## Job
From the listing below, restate word for word the lines from the line containing "Give me the" down through the line containing "- Végétations halophiles". Exclude pictures.

Records with drawing code:
=====
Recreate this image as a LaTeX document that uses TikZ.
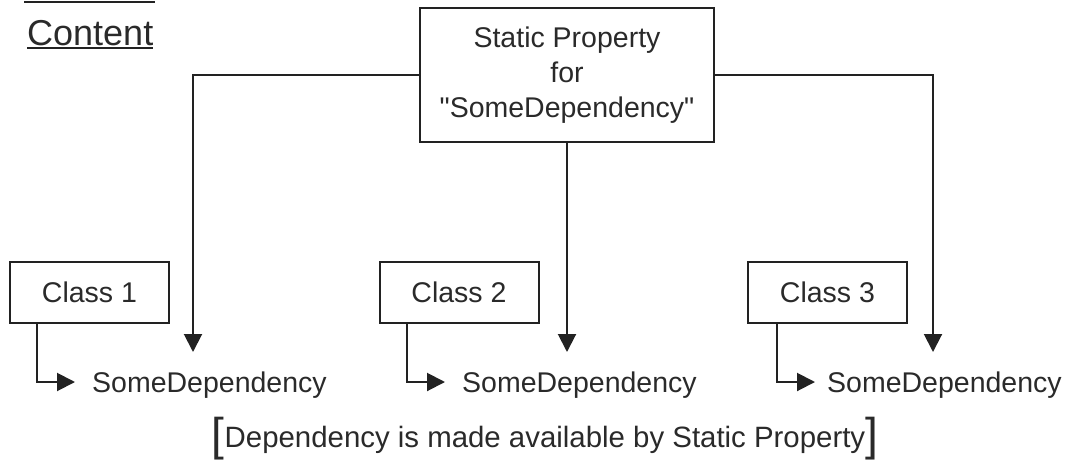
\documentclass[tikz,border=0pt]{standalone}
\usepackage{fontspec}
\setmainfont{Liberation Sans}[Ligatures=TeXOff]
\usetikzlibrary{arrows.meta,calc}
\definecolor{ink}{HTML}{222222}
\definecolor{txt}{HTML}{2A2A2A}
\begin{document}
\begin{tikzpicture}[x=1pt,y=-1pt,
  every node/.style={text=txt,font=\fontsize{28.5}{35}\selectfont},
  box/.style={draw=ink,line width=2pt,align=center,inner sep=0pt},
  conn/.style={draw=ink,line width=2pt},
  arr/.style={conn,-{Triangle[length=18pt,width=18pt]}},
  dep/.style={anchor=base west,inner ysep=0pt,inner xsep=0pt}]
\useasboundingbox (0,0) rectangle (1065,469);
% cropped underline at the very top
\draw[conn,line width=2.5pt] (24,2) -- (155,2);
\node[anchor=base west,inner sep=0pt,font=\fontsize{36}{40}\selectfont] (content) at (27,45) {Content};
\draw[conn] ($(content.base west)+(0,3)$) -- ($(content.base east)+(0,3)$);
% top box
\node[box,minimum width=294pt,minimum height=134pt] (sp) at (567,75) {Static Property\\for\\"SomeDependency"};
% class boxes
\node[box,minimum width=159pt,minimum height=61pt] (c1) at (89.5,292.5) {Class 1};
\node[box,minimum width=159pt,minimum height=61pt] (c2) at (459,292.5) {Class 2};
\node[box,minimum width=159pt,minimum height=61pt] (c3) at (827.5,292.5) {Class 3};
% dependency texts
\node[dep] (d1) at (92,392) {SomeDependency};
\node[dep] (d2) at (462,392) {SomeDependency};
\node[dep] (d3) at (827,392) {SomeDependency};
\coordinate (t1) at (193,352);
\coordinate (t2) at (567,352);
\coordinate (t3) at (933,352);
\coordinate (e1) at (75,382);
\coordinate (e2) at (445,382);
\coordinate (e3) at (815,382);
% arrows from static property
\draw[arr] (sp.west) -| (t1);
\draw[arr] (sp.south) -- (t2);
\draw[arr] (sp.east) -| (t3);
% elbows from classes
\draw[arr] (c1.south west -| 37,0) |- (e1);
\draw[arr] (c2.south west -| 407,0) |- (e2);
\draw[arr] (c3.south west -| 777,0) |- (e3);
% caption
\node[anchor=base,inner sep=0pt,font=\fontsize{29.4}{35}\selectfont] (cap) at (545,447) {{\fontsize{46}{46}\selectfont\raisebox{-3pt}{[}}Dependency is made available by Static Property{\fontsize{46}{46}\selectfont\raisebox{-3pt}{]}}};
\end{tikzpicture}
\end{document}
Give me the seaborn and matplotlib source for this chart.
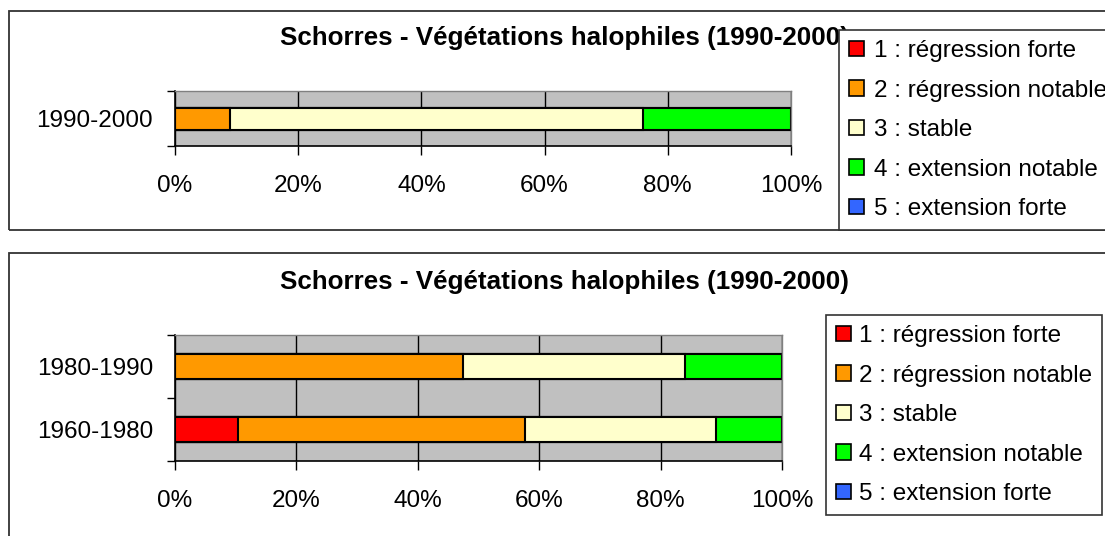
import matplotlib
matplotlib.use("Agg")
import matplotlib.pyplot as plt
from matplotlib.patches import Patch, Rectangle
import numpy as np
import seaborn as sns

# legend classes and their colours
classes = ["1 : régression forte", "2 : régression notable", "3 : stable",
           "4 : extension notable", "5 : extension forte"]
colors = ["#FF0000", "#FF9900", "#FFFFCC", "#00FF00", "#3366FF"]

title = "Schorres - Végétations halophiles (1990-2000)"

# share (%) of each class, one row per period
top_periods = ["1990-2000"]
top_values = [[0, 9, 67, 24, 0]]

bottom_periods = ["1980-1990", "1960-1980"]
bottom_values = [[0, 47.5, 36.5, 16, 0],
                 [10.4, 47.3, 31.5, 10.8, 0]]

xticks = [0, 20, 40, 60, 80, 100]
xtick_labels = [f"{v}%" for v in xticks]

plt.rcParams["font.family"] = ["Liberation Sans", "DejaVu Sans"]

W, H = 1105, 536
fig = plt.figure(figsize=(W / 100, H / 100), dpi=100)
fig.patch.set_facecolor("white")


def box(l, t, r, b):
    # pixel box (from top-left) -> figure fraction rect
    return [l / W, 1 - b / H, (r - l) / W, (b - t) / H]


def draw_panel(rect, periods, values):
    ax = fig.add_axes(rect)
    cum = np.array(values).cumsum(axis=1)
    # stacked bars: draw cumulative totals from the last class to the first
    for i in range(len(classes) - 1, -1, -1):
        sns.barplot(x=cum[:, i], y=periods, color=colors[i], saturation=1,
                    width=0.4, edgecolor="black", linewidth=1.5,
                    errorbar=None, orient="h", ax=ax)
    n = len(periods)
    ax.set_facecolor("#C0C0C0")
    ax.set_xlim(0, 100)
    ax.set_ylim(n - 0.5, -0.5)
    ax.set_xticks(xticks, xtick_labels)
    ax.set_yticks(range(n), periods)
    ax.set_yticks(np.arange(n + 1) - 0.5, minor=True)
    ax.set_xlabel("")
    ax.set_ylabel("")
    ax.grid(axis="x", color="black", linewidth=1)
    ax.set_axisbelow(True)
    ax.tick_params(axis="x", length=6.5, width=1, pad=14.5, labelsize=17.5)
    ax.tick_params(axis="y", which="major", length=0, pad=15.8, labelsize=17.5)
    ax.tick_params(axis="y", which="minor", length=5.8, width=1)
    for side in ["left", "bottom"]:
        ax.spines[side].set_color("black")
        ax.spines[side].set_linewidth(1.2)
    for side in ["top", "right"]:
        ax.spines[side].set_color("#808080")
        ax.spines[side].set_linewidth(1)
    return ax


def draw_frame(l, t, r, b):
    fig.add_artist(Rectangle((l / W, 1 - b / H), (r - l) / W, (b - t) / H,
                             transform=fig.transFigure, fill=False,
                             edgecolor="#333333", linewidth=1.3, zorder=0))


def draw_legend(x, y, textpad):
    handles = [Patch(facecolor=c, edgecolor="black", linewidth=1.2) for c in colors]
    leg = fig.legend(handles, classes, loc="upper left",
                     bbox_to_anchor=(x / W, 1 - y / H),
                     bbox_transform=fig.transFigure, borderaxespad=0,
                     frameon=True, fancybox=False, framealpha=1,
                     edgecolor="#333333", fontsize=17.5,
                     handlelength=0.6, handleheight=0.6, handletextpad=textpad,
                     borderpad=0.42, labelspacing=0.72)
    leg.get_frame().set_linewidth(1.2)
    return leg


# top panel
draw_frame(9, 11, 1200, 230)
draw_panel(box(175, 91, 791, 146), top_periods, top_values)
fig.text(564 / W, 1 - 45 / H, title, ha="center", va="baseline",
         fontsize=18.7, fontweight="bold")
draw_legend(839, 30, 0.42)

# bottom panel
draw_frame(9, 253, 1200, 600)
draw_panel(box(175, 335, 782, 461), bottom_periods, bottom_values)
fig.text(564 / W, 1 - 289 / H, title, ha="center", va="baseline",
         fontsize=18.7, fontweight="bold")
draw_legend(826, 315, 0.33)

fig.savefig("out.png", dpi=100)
=====
## Task result
Give me the seaborn and matplotlib source for this chart.
import matplotlib
matplotlib.use("Agg")
import matplotlib.pyplot as plt
from matplotlib.patches import Patch, Rectangle
import numpy as np
import seaborn as sns

# legend classes and their colours
classes = ["1 : régression forte", "2 : régression notable", "3 : stable",
           "4 : extension notable", "5 : extension forte"]
colors = ["#FF0000", "#FF9900", "#FFFFCC", "#00FF00", "#3366FF"]

title = "Schorres - Végétations halophiles (1990-2000)"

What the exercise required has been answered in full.